Of course, there’s the additional fact that fantasy and a break for the mind may be just as important as any actual catharsis that occurs because of literature. Literature, and fiction in general, are such enduring forms of entertainment because of the emotional effect on the reader. Sometimes the reader is enthralled by a story because they want to see how much worse the plight of a character can become. Then they can take cathartic comfort from knowing that, as bad as things are in the real world, they aren’t that bad.

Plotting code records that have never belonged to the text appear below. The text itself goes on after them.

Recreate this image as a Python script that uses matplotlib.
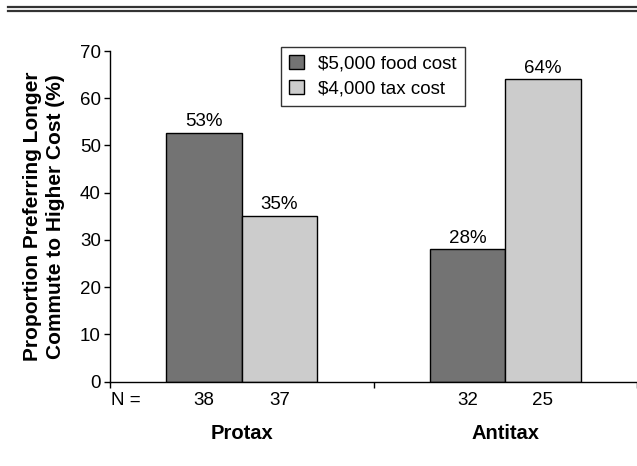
import matplotlib
matplotlib.use("Agg")
import matplotlib.pyplot as plt
from matplotlib.lines import Line2D

plt.rcParams['font.family'] = ['Liberation Sans', 'DejaVu Sans']

groups = ["Protax", "Antitax"]
series_names = ["$5,000 food cost", "$4,000 tax cost"]
food_values = [52.6, 28.0]
tax_values = [35.0, 64.0]
food_n = [38, 32]
tax_n = [37, 25]
y_ticks = [0, 10, 20, 30, 40, 50, 60, 70]

food_color = "#737373"
tax_color = "#cccccc"
fs = 13.5

W, H = 637, 466
fig = plt.figure(figsize=(W / 100, H / 100), dpi=100)
ax = fig.add_axes([110 / W, (H - 381.5) / H, 527 / W, 330.5 / H])

width = 0.2865
xs = list(range(len(groups)))
food_x = [x - width / 2 for x in xs]
tax_x = [x + width / 2 for x in xs]

ax.bar(food_x, food_values, width, color=food_color, edgecolor="black",
       linewidth=1.0, label=series_names[0], zorder=2)
ax.bar(tax_x, tax_values, width, color=tax_color, edgecolor="black",
       linewidth=1.0, label=series_names[1], zorder=2)

for xpos, val in list(zip(food_x, food_values)) + list(zip(tax_x, tax_values)):
    ax.annotate(f"{val:.0f}%", xy=(xpos, val), xytext=(0, 2), textcoords="offset points",
                ha="center", va="bottom", fontsize=fs)

ax.set_xlim(-0.5, 1.5)
ax.set_ylim(0, 70)
ax.set_yticks(y_ticks)
ax.set_yticklabels([str(t) for t in y_ticks], fontsize=fs)
ax.set_xticks([-0.5, 0.5, 1.5])
ax.set_xticklabels([])
ax.tick_params(axis="both", direction="out", length=4.5, width=1, color="black", pad=2)
for s in ["top", "right"]:
    ax.spines[s].set_visible(False)
for s in ["left", "bottom"]:
    ax.spines[s].set_linewidth(1)
    ax.spines[s].set_color("black")

ax.set_ylabel("Proportion Preferring Longer\nCommute to Higher Cost (%)",
              fontsize=15, fontweight="bold", labelpad=11, linespacing=1.22)

# sample sizes under each bar
ax.annotate("N =", xy=(-0.5, 0), xycoords=("data", "axes fraction"),
            xytext=(0.5, -13.5), textcoords="offset points", ha="left", va="center",
            fontsize=fs)
for xpos, n in list(zip(food_x, food_n)) + list(zip(tax_x, tax_n)):
    ax.annotate(str(n), xy=(xpos, 0), xycoords=("data", "axes fraction"),
                xytext=(0, -13.5), textcoords="offset points", ha="center", va="center",
                fontsize=fs)
for xpos, g in zip(xs, groups):
    ax.annotate(g, xy=(xpos, 0), xycoords=("data", "axes fraction"),
                xytext=(0, -37.5), textcoords="offset points", ha="center", va="center",
                fontsize=14.5, fontweight="bold")

leg = ax.legend(loc="upper left", bbox_to_anchor=(281 / W, 1 - 47 / H),
                bbox_transform=fig.transFigure, fontsize=fs, frameon=True,
                fancybox=False, edgecolor="black", handlelength=0.75, handleheight=0.75,
                handletextpad=0.75, borderpad=0.45, labelspacing=0.4, borderaxespad=0)
leg.get_frame().set_linewidth(1)

# double rule across the top
for yy in (6.7, 11.0):
    fig.add_artist(Line2D([8 / W, 1.0], [1 - yy / H, 1 - yy / H], transform=fig.transFigure,
                          color="#333333", linewidth=1.6))

fig.savefig("out.png", dpi=100)
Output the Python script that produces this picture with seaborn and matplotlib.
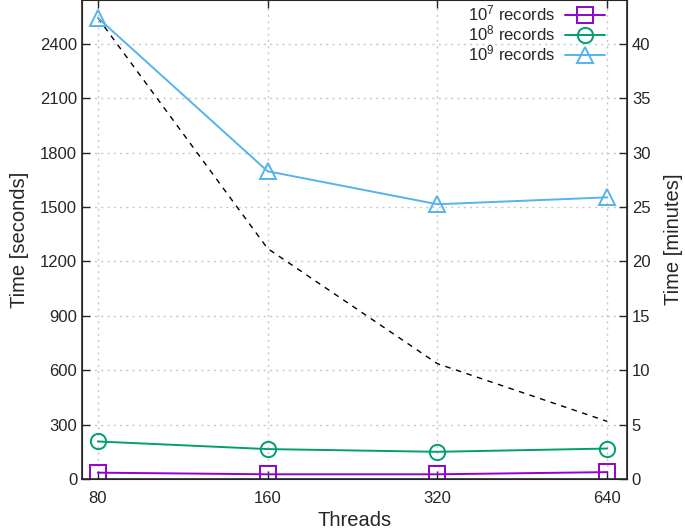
import pandas as pd
import matplotlib
matplotlib.use("Agg")
import matplotlib.pyplot as plt
import seaborn as sns

# veri
threads = [80, 160, 320, 640]
rec7 = [35, 26, 26, 38]
rec8 = [207, 165, 150, 168]
rec9 = [2543, 1697, 1515, 1553]
ideal = [2543, 1271, 636, 318]
labels = ["$10^{7}$ records", "$10^{8}$ records", "$10^{9}$ records"]
renkler = ["#9400D3", "#009E73", "#56B4E9"]
markerler = ["s", "o", "^"]

sns.set_style("ticks")
plt.rcParams["font.family"] = ["Liberation Sans", "DejaVu Sans"]
plt.rcParams["mathtext.fontset"] = "custom"
plt.rcParams["mathtext.rm"] = "Liberation Sans"
plt.rcParams["mathtext.it"] = "Liberation Sans"

fig = plt.figure(figsize=(6.85, 5.32), dpi=100)
ax = fig.add_axes([0.1197, 0.0996, 0.7956, 0.9])

# ideal olceklenme (kesikli)
df_ideal = pd.DataFrame({"Threads": threads, "Time": ideal})
sns.lineplot(data=df_ideal, x="Threads", y="Time", ax=ax, color="black",
             linestyle=(0, (4, 4)), linewidth=1.0)

for seri, lab, renk, mk in zip([rec7, rec8, rec9], labels, renkler, markerler):
    df = pd.DataFrame({"Threads": threads, "Time": seri})
    sns.lineplot(data=df, x="Threads", y="Time", ax=ax, color=renk, label=lab,
                 marker=mk, markersize=11, markerfacecolor="none",
                 markeredgecolor=renk, markeredgewidth=1.4, linewidth=1.4)

ax.set_xscale("log", base=2)
ax.set_xlim(75, 694)
ax.set_xticks(threads)
ax.set_xticklabels([str(t) for t in threads])
ax.minorticks_off()
ax.set_ylim(0, 2640)
ax.set_yticks(range(0, 2401, 300))
ax.grid(True, color="#c8c8c8", linestyle=(0, (1.5, 3)), linewidth=1.0)
ax.tick_params(axis="both", direction="in", labelsize=12, length=6,
               top=True, width=1)
ax.tick_params(axis="x", pad=8.5)
ax.set_xlabel("Threads", fontsize=14.5)
ax.set_ylabel("Time [seconds]", fontsize=14.5, labelpad=8)
for s in ax.spines.values():
    s.set_linewidth(1.2)

ax2 = ax.twinx()
ax2.set_ylim(0, 44)
ax2.set_yticks(range(0, 41, 5))
ax2.tick_params(axis="y", direction="in", labelsize=12, length=6, width=1)
ax2.set_ylabel("Time [minutes]", fontsize=14.5, labelpad=10)

ax.legend(loc="upper right", frameon=False, markerfirst=False, fontsize=12,
          handlelength=2.4, labelspacing=0.0, borderaxespad=0.1,
          handletextpad=0.6, bbox_to_anchor=(0.975, 1.01))

plt.savefig("out.png", dpi=100)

There are other times though that the reader doesn’t want to see how bad things can get for the characters in fiction. Sometimes readers simply want to lose themselves in a fantasy world, and to allow themselves, if even for a short time, to become a part of something different than their regular life. They want to run through the streets of London with Sherlock Holmes, shiver in terror with Henry Jekyll, or pull a trigger in a former Eastern Bloc country with James Bond. This fantasy though may be the form that catharsis takes – allowing the reader to forget their own troubles so that when they return to themselves, their own troubles seem much easier to deal with than before.